Optimized normalization function supporting arbitrary axes and norm types
Parameters:
a: Input array
axis: Normalization axis
order: Norm order
Returns:
Normalized array
"""
norms = np.atleast_1d(np.linalg.norm(a, order, axis))
norms[norms == 0] = 1 # Avoid division by zero
return a / np.expand_dims(norms, axis)
# Test optimized function
A = np.random.randn(3, 3, 3)
result_axis0 = optimized_normalize(A, axis=0)
result_axis1 = optimized_normalize(A, axis=1)
result_axis2 = optimized_normalize(A, axis=2)
Practical Application Scenarios
Vector normalization has wide applications in machine learning:
In feature engineering, normalization eliminates feature scale differences and improves model convergence speed. In text processing, TF-IDF vectors often require normalization for similarity calculations. In image processing, pixel value normalization helps improve neural network training effectiveness.
Error Handling and Edge Cases
Various edge cases need consideration in practical applications:
# Zero vector handling
zero_vector = np.array([0, 0, 0])
normalized_zero = normalize(zero_vector[:, np.newaxis], axis=0).ravel()
print("Zero vector normalization result:", normalized_zero)
# Single element vector
single_element = np.array([5])
normalized_single = normalize(single_element[:, np.newaxis], axis=0).ravel()
print("Single element vector normalization result:", normalized_single)
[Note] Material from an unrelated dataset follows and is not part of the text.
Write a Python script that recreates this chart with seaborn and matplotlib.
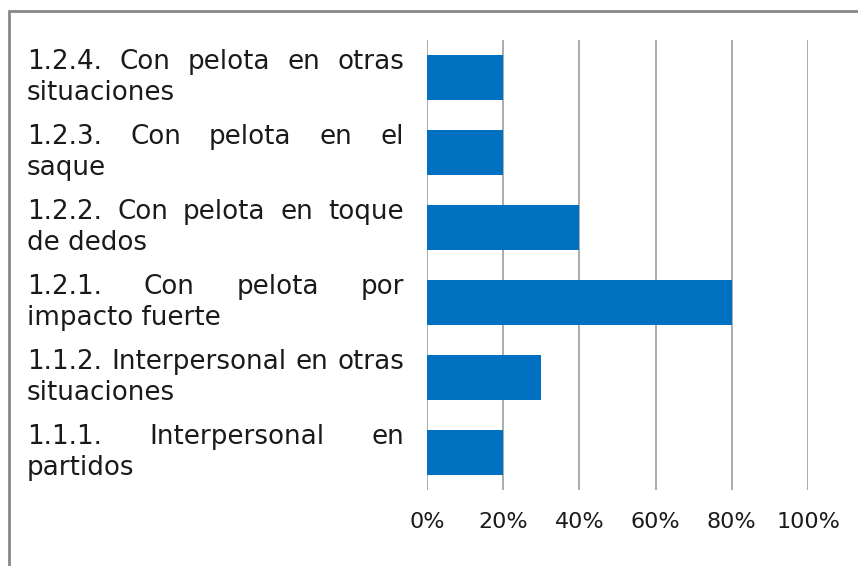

Summary and Best Practices
Vector normalization is a crucial step in data preprocessing, where the choice of normalization method and parameters significantly impacts model performance. In practical projects, it's recommended to select between scikit-learn's standardized functions or custom optimized functions based on specific requirements, while carefully balancing data characteristics and computational efficiency.